Martin Dempsey, chairman of the Joint Chiefs of Staff, argued Sunday
against any overt support for the still-untested opposition movement.
“I think it’s premature to take a decision to arm the opposition movement in Syria, because I would challenge anyone to clearly identify for me the opposition movement in Syria at this point,” said Dempsey in an interview with CNN.
“There’s a number of players, all of whom are trying to reinforce their particular side of this issue. And until we’re a lot clearer about, you know, who they are and what they are, I think it would be premature to talk about arming them,” he noted.
In a policy brief published Tuesday by the Center for a New American Security, senior fellow Marc Lynch acknowledged that “military intervention will allow Americans to feel they are doing something,” but warned that “unleashing even more violence without a realistic prospect of changing the (Syrian) regime’s behaviour or improving security is neither just nor wise.”
Lynch, a George Washington University Middle East expert who is known to consult frequently with the White House, said Washington should instead “focus on engaging in a sustained and targeted campaign of pressure against the Assad regime with the end goal of bringing key components of the ruling coalition to the negotiating table to devise
a post-Assad political path forward.”
His 13-page report called in particular for Washington to refer Assad to the International Criminal Court (ICC) if he refuses to step down, tighten existing economic sanctions against specific individuals in the Assad regime, and encourage the opposition to develop a “unified political voice”.
Despite numerous attempts to unify the opposition into a single cohesive movement, significant cleavages remain between various members of the opposition, and between the various anti-Assad organisations they represent.
Even the Syrian National Council, often considered by the West and the Arab League as the official representative body of the Syrian opposition, has witnessed a number of fractious disputes over the question of foreign military intervention, with individuals such as Washington-based Radwan Ziadeh calling for direct foreign military involvement, and others, such as chairman Burhan Ghalyoun, arguing for a supportive, second-hand role.
Opponents of any foreign involvement have flocked to the National Coordination Committee, nominally led by Syrian dissident Haytham Al-Manna, which maintains a formal independence from the SNC.
Perhaps in response to the fractured nature of the opposition, and the continuing violence from American-armed Libyan rebels, U.S. officials appear to be reticent to support the military aspect of the opposition.
Recent reports of a growing presence by the Iraq-based Al-Qaeda in Mesopotamia have raised new and complex questions about whether increased involvement by Washington would encourage or deter its spread into Syria. Bombings in Damascus and Aleppo earlier this year may well have been the work of Al-Qaeda, according to recent
testimony by the U.S. Director of National Intelligence (DNI) James Clapper.

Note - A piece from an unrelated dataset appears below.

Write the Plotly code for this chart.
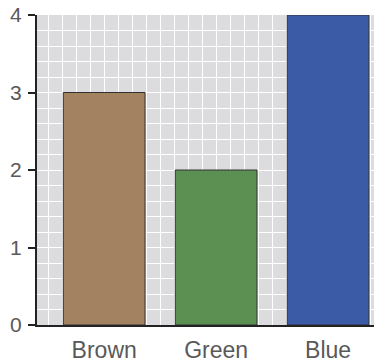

A statement today by State Department spokesperson Victoria Nuland emphasised that “our position fundamentally has not changed. We believe that a political solution to this is the best way to go, that is what is needed in Syria, and that if Assad will heed the view of the international community or respond to the pressure that we are bringing to bear, that we still have a chance for a political solution, we still have a chance to get to the kind of transition scenario that the Arab League has laid out and that many of the Syrian groups support.”

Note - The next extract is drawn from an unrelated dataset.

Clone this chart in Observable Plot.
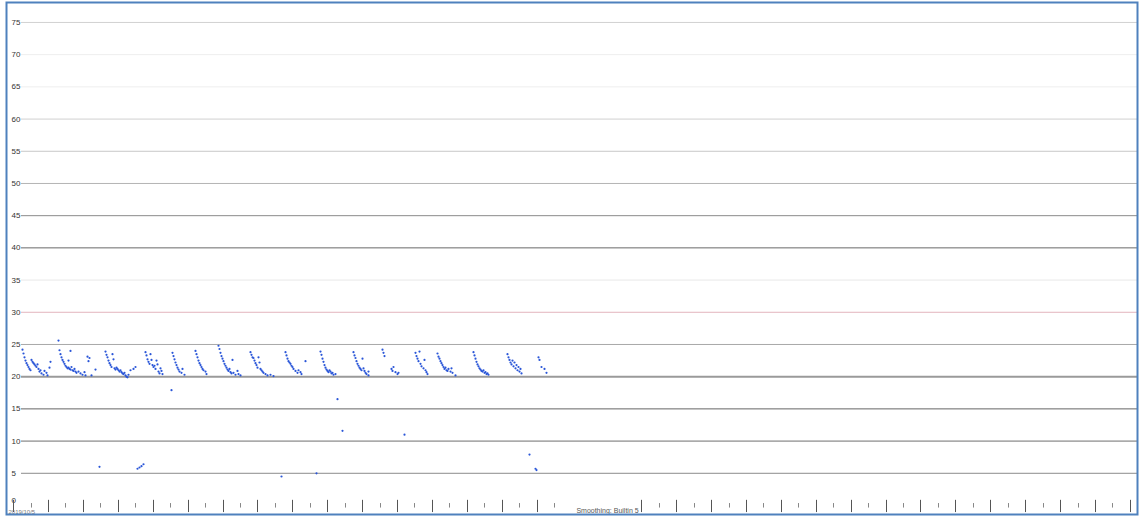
<!DOCTYPE html>
<html><head><meta charset="utf-8">
<script src="https://cdn.jsdelivr.net/npm/d3@7"></script>
<script src="https://cdn.jsdelivr.net/npm/@observablehq/plot@0.6"></script>
<style>body{margin:0;background:#fff;overflow:hidden}</style>
</head><body><div id="chart"></div>
<script>
// sample time (x, chart units) and reading value (y)
const readingX = [
 22,23,24,25,26,27,28,29,30,31,32,33,34,35,36,37,38,39,40,41,43,44,46,47,49,50,
 58,59,60,61,62,63,64,65,66,67,68,68,69,70,70,71,72,73,74,75,76,78,80,82,84,85,87,88,89,91,95,
 105,106,107,108,109,110,111,112,113,114,115,116,117,118,119,120,121,122,123,124,125,126,127,128,130,133,135,
 145,146,147,148,149,150,151,152,153,154,155,156,157,158,159,160,161,162,
 172,173,174,175,176,177,178,179,181,182,184,
 195,196,197,198,199,200,201,202,203,205,206,
 218,219,220,221,222,223,224,225,226,227,228,229,230,231,232,233,235,237,238,240,
 250,251,252,253,254,255,256,257,258,259,260,261,262,263,265,267,270,273,
 285,286,287,288,289,290,291,292,293,295,297,298,300,301,305,
 320,321,322,323,324,325,326,327,328,329,330,331,332,333,335,
 353,354,355,356,357,358,359,360,361,362,363,364,365,366,368,368,
 382,383,384,391,392,393,395,397,398,
 415,416,417,418,419,420,421,423,424,425,426,427,
 437,438,439,440,441,442,443,444,445,446,447,448,450,451,452,455,
 473,474,475,476,477,478,479,480,481,482,483,484,485,486,487,488,
 507,508,509,510,511,512,513,514,515,516,517,518,519,520,521,
 538,539,541,544,546,
 99,137,139,141,143,171,281,316,337,342,404,529,535,536
];
const readingY = [
 24.2,23.6,23.0,22.5,22.1,21.8,21.5,21.2,21.0,22.6,22.3,22.1,21.9,21.7,21.5,21.9,21.2,20.8,21.0,20.5,20.3,20.9,20.6,20.2,21.4,22.3,
 25.6,24.1,23.5,23.0,22.6,22.3,22.0,21.7,21.5,21.3,21.4,22.5,21.2,21.1,24.0,21.5,21.0,20.9,21.2,20.8,20.6,20.8,20.5,20.3,20.7,20.2,23.1,22.4,22.9,20.2,21.1,
 23.9,23.4,23.0,22.5,22.1,21.8,21.5,23.5,22.7,21.3,21.1,21.4,21.2,21.0,20.8,21.0,20.7,20.5,20.4,20.6,20.2,20.0,19.9,20.3,21.0,21.2,21.5,
 23.8,23.3,22.7,22.3,22.0,23.5,22.6,21.8,21.5,21.7,21.2,22.5,21.9,20.8,20.5,21.3,20.9,20.4,
 23.7,23.2,22.7,22.2,21.8,21.4,21.1,20.8,20.6,21.2,20.3,
 24.0,23.5,23.0,22.5,22.1,21.8,21.5,21.2,21.0,20.8,20.4,
 24.8,24.3,23.7,23.2,22.8,22.4,22.0,21.7,21.4,21.1,20.9,21.2,20.7,20.5,22.6,20.6,20.3,20.9,20.4,20.2,
 23.8,23.4,23.0,22.9,22.5,22.1,21.8,21.4,23.0,22.2,21.2,21.0,20.8,20.6,20.4,20.2,20.3,20.1,
 23.8,23.3,22.8,22.4,22.2,22.0,21.7,21.5,21.2,20.9,20.6,21.0,20.7,20.4,22.4,
 23.9,23.4,22.8,22.3,21.8,21.4,21.1,20.9,20.7,21.0,20.8,20.5,20.6,20.3,20.4,
 23.8,23.3,22.9,22.4,22.0,21.7,21.4,21.2,21.0,22.8,21.3,20.9,20.6,20.4,20.8,20.2,
 24.2,23.7,23.2,21.2,20.9,21.5,20.7,20.4,20.6,
 23.7,23.2,22.8,22.4,23.9,22.0,21.6,21.3,22.6,21.0,20.7,20.4,
 23.6,23.1,22.8,22.4,22.1,21.8,21.5,21.2,21.4,21.0,20.9,21.2,20.8,21.3,20.6,20.2,
 23.8,23.3,22.8,22.3,21.9,21.6,21.3,21.1,20.9,20.8,21.0,20.6,20.7,20.4,20.5,20.3,
 23.5,23.0,22.6,22.2,21.9,22.5,21.6,22.2,21.3,21.8,21.0,21.5,20.8,21.2,20.5,
 23.0,22.6,21.5,21.2,20.6,
 6.0,5.7,5.9,6.1,6.4,17.9,4.5,5.0,16.5,11.6,11.0,7.9,5.7,5.5
];

const gridValues = [0,5,10,15,20,25,30,35,40,45,50,55,60,65,70,75];
const gridColors = ["#ffffff","#8c8c8c","#6e6e6e","#666666","#9a9a9a","#a8a8a8","#e3b4bd","#e8e8e8","#6a6a6a","#8a8a8a","#b4b4b4","#c8c8c8","#d0d0d0","#eeeeee","#eeeeee","#d2d2d2"];
const gridWidths = [1,1,1,1,2,1,1,1,1,1,1,1,1,1,1,1];

const tickPositions = [13,31,48,65,83,100,118,135,153,170,188,205,223,240,257,275,292,310,327,345,362,380,397,414,432,449,467,484,502,519,537,554,641,659,676,694,711,729,746,763,781,798,816,833,851,868,886,903,920,938,955,973,990,1008,1025,1043,1060,1078,1095,1112,1130];
const tickMajor = [1,0,1,0,1,0,1,0,1,0,1,0,1,0,1,0,1,0,1,0,1,0,1,0,1,0,1,0,1,0,1,0,1,0,1,0,1,0,1,0,1,0,1,0,1,0,1,0,1,0,1,0,1,0,1,0,1,0,1,0,1];

const dateLabel = "2019/10/5";
const smoothingLabel = "Smoothing: Builtin 5";

const readings = readingX.map((x, i) => ({x, y: readingY[i]}));
const grid = gridValues.map((v, i) => ({v, color: gridColors[i], w: gridWidths[i]}));
const ticks = tickPositions.map((p, i) => ({p, major: tickMajor[i] === 1}));

const font = "Liberation Sans, Arial, sans-serif";
const chart = Plot.plot({
  width: 1139, height: 516,
  marginLeft: 6, marginRight: 2, marginTop: 2, marginBottom: 2,
  x: {domain: [6, 1137], axis: null},
  y: {domain: [-1.4, 78.1], axis: null},
  style: {fontFamily: font, background: "#fff"},
  marks: [
    ...grid.filter(g => g.v > 0).map(g =>
      Plot.ruleY([g.v], {x1: 21, x2: 1137, stroke: g.color, strokeWidth: g.w})),
    Plot.text(grid.filter(g => g.v > 0), {x: 11, y: "v", text: d => String(d.v), textAnchor: "start", fontSize: 8, fill: "#333"}),
    Plot.text(grid.filter(g => g.v === 0), {x: 11, y: "v", dy: -5, text: d => String(d.v), textAnchor: "start", fontSize: 8, fill: "#333"}),
    Plot.ruleX(ticks.filter(t => t.major), {x: "p", y1: -1.1, y2: 0.8, stroke: "#555", strokeWidth: 1}),
    Plot.ruleX(ticks.filter(t => !t.major), {x: "p", y1: -0.4, y2: 0.3, stroke: "#888", strokeWidth: 1}),
    Plot.dot(readings, {x: "x", y: "y", r: 1.1, fill: "#2a56d8", stroke: "none"}),
    Plot.text([dateLabel], {x: 8, y: -1.0, text: d => d, textAnchor: "start", fontSize: 6, fill: "#777"}),
    Plot.text([smoothingLabel], {x: 607, y: -0.8, text: d => d, textAnchor: "middle", fontSize: 7, fill: "#555"}),
    Plot.frame({stroke: "#4f81bd", strokeWidth: 2})
  ]
});
document.getElementById("chart").append(chart);
</script>
</body></html>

A panel hosted today by George Washington University’s Project on Middle East Political Science echoed many of these concerns.
Steve Heydemann, a Senior Adviser for the Middle East at the U.S. Institute of Peace, warned that the “fairly decisive failure of U.S. policy toward Syria” in the past year is ill-equipped to manage the “unregulated, unchecked militarisation” of the current conflict, and called for a greater U.S. role in steering the armed Syrian opposition into a more cohesive, structured framework.
Other panelists, such as George Mason University’s Bassam Haddad, director of the Middle East Studies Program and co-founder of the popular online news journal Jadaliyya, warned that increasing foreign military intervention could have disastrous consequences.
Haddad cautioned that U.S. military intervention in any form was likely to bolster the regime’s domestic support, partly due to a perceived hypocrisy regarding Washington’s silence on the repression of uprisings in Bahrain.
Many of the strongest advocates of military involvement in Syria have included a number of former George W. Bush administration officials, including top officials of Iraq’s Coalition Provisional Authority (CPA), Paul Bremer and Dan Senor; former undersecretary of defence for policy Eric Edelman; as well as Elizabeth Cheney, the daughter of
Dick Cheney, who served in a senior State Department post, and John Hannah, the former vice president’s top Middle East aide.
The “Friends of Syria” coalition is scheduled to meet in Tunis later this week, though Russia and China have declined invitations to join after vetoing a United Nations Security Council condemning the Assad regime’s violence.
The meeting will likely set the parametres for international involvement in Syria, but with or without Washington’s express support, it appears likely that Syrian opposition movements will receive significant military and logistical assistance from a variety of other state and non-state actors. With the death toll already surpassing 6,000, it appears unlikely that the situation will end decisively for quite some time.